Was passierte letzte Woche in Calais?

 

Eine Woche vor den Besetzungen der vier Häuser eskalierte in einem Vorort der nordfranzösischen Stadt die faschistische Gewalt. Anlass der Auseinandersetzung war die Besetzung eines Farmhauses, welches aufgrund der rechtlichen Situation in Frankreich nicht geräumt wurde. Daraufhin belagerten aufgebrachte Nachbar_innen tagelang das Haus. Die Insassen wurden zunächst verbal attackiert und mit Mord und Vergewaltigung bedroht. Kurze Zeit später griffen die Bewohner_innen des Vorortes gemeinsam mit der rechtsextremen Bürgerinitiative Sauvon Calais* das Haus an -- die Polizei schaute zu. Das Dach wurde stundenlang mit Steinen beworfen und stark beschädigt. Als in der nächsten Nacht die ersten Molotow Coktails flogen, flohen die Bewohner_innen heimlich aus dem Haus. In den darauf folgenden Nächten musste die Feuerwehr wiederholt anrücken, um Brände am Haus zu löschen. Hier wurde in Kauf genommen, dass Menschen sterben könnten.

Der Angriff blieb jedoch nicht ohne Konsequenz. Breit wurden Antifaschist_innen und Aktivist_innen mobilisiert. Online-Aktivist_innen brachten die Facebook-Seite der Bürgerinitiative zu Fall und spielten der lokalen Zeitung Fotos des rechtsradikalen Gründers Kevin Rêche der Initiative "Sauvon Calais" zu auf dem er mit einem Hakenkreuz auf der Brust tätowiert zu sehen war. Am nächsten Tag schmückten die Bilder Titelseiten der Lokalblätter und die erst kürzlich gegründete Initiative musste sich auflösen.

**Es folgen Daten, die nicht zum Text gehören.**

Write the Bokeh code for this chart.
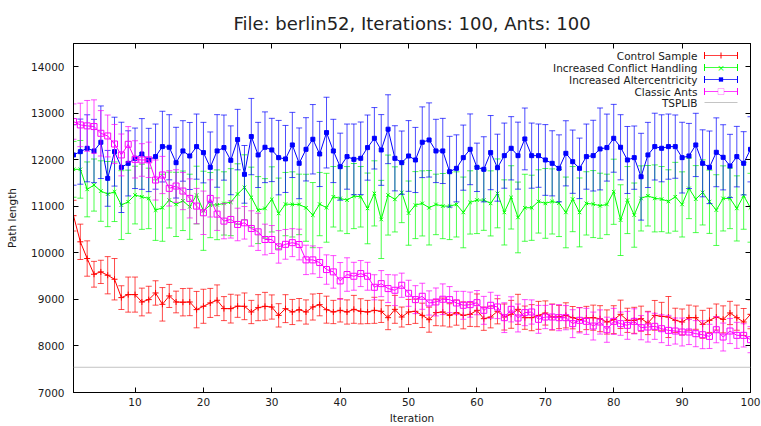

Noch in der selben Nacht wurden als Reaktion auf die faschistischen Übergriffe vier Häuser für mehr als 48 Stunden besetzt und die Beweise amnschlissend der Polizei, Staatsanwaltschaft und den Medien zugespielt. Diese Art der Besetzung zielt darauf ab, gegen illegale Räumungen durch die Polizei juristisch vorzugehen. Seit geraumer Zeit besetzen Aktivist_innen Häuser, indem sie gemeinsam mit Anwält_innen Beweise sammeln und einen echten Namen angeben, um im Falle der Räumung einen Gerichtsprozess anzustreben. Am 12. März wird es den ersten Fall in der Geschichte der Region geben. Wird die Räumung vom Gericht als illegal anerkannt, stehen den Bewohner_innen 28.000 Euro Schadenersatz von der Staatsgewalt zu.. Wird der Prozess gewonnen -- und die Chancen stehen gut - kann die Polizei keine illegalen Räumungen mehr durchführen,, ohne mit dem Schadenersatz die Bewegung zu finanzieren.

 

 

* Sauvons Calais ist eine von Rechtsradikalen gegründete Bürger_innenintiative die sich gegen Geflüchtete und für ein Verbot der No-Border-Aktivismus einsetzte. Sie hatte sich gegründet, kurz nachdem die Bürgermeisterin Natascha Bouchard eine Notrufnummer einrichtete und die Bürger_innen von Calais dazu aufrief, Besetzungen zu denunzieren. Unter dem bürgerlichen Deckmantel veröffentlichten sie Fotos und Adressen von No-Border-Aktivist_innen und propagierten rassistisches Gedankengut.